**Provided data:**
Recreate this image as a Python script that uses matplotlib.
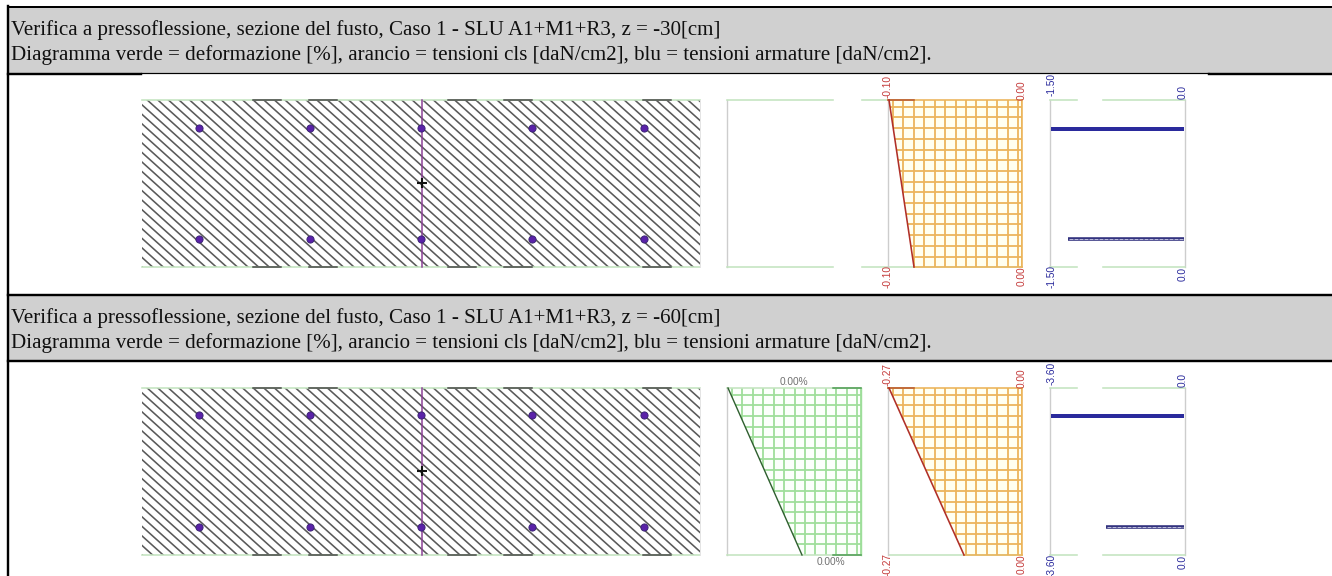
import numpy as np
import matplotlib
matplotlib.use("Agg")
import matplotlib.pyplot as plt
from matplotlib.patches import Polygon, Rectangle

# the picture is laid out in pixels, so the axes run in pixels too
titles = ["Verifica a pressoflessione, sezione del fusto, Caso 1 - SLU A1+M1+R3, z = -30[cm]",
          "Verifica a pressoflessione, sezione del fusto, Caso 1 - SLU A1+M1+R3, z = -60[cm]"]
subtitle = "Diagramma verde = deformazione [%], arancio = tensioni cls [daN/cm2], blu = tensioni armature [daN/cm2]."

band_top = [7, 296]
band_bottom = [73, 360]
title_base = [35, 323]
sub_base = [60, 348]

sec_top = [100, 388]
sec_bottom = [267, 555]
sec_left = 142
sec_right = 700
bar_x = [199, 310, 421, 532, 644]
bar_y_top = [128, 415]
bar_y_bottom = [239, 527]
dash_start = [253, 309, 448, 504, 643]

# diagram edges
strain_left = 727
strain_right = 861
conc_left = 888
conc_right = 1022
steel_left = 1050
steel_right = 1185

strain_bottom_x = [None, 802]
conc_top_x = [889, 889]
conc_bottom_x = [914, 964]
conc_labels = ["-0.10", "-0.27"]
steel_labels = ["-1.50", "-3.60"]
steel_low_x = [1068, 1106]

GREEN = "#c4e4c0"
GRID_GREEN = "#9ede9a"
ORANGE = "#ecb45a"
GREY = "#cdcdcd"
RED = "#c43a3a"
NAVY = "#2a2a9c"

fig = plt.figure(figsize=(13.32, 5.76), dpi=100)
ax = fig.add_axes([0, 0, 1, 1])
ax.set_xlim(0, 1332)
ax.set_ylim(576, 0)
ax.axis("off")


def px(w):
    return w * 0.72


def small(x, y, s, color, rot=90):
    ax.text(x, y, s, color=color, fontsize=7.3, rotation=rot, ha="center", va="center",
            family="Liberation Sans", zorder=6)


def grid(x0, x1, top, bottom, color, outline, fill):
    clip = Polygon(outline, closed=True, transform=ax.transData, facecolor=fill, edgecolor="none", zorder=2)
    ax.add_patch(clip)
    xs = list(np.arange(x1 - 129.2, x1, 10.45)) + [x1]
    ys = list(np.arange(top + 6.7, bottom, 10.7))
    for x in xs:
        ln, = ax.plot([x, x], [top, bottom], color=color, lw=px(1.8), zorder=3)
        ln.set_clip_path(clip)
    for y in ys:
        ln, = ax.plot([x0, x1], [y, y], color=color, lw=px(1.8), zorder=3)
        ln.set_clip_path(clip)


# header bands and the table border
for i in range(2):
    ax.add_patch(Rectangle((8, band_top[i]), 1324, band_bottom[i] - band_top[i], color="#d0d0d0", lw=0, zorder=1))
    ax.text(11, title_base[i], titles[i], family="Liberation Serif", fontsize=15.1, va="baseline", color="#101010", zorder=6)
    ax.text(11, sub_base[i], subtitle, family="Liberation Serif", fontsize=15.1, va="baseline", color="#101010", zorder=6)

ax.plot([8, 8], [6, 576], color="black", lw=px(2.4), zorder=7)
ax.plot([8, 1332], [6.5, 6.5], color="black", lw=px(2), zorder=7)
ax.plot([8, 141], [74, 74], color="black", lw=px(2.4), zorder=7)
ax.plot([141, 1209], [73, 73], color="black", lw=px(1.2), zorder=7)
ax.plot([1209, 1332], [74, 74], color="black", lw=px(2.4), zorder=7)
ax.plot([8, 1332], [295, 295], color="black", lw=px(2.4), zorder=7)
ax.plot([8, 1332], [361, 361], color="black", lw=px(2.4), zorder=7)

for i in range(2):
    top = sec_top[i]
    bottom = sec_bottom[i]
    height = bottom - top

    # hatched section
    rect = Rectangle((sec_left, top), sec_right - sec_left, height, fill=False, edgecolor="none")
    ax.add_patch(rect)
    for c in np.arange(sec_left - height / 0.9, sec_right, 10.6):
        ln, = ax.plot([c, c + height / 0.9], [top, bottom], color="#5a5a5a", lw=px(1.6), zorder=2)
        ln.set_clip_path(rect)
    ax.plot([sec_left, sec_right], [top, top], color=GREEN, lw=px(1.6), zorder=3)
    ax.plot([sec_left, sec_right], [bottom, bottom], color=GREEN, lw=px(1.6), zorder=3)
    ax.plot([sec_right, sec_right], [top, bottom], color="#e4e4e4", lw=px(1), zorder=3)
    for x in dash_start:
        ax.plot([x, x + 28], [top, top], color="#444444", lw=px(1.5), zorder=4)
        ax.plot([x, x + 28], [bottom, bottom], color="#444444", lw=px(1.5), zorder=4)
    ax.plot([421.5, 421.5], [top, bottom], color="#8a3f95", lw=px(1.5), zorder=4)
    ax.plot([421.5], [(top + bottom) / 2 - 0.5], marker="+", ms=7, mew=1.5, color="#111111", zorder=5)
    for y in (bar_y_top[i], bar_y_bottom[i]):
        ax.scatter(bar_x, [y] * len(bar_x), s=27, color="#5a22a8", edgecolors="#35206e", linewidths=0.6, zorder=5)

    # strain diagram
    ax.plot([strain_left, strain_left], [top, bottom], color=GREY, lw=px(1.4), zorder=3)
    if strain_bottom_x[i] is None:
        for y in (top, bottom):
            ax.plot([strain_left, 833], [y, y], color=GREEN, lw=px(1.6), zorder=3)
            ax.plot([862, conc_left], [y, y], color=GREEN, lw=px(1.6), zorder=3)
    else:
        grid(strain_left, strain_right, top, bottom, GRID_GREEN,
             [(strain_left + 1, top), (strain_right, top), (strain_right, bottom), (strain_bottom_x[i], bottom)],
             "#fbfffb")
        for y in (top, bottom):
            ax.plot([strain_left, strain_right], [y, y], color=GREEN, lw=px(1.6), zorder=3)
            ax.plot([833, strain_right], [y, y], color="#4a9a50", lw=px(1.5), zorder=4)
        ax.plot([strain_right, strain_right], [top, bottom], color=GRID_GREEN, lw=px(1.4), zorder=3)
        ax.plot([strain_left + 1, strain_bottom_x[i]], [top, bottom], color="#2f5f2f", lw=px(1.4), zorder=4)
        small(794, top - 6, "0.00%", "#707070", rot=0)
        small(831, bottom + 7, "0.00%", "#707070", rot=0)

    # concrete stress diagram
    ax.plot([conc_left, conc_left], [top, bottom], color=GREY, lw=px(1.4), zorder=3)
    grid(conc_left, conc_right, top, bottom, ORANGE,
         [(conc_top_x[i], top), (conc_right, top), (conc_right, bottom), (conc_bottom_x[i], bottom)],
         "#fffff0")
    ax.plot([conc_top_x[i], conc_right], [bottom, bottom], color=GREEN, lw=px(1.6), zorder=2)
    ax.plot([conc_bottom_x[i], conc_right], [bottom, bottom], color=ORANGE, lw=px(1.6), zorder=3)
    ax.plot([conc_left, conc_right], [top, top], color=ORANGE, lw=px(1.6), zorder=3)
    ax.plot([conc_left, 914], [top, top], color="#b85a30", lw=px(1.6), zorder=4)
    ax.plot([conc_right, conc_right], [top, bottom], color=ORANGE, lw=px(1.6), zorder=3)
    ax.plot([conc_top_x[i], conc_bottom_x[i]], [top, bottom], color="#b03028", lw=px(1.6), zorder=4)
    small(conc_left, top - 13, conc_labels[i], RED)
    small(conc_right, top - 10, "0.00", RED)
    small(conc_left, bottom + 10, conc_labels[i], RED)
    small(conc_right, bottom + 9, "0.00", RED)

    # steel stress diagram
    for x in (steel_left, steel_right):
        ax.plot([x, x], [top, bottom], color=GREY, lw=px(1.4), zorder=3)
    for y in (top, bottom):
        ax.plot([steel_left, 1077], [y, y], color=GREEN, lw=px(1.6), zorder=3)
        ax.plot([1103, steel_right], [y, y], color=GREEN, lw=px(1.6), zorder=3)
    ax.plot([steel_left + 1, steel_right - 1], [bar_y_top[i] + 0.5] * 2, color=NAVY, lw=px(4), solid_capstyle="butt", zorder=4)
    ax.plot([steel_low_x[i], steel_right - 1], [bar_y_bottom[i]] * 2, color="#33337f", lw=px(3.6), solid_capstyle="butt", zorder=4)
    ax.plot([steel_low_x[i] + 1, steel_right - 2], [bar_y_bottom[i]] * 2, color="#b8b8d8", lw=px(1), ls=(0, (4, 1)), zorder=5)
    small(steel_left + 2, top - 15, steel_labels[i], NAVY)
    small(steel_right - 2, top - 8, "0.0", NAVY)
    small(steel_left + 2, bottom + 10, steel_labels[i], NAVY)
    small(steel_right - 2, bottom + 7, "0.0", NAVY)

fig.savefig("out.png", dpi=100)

**What is asked:**
Gather every line from the listing above in which the word "matplotlib" appears.

**Worked answer:**
Recreate this image as a Python script that uses matplotlib.
import matplotlib
matplotlib.use("Agg")
import matplotlib.pyplot as plt
from matplotlib.patches import Polygon, Rectangle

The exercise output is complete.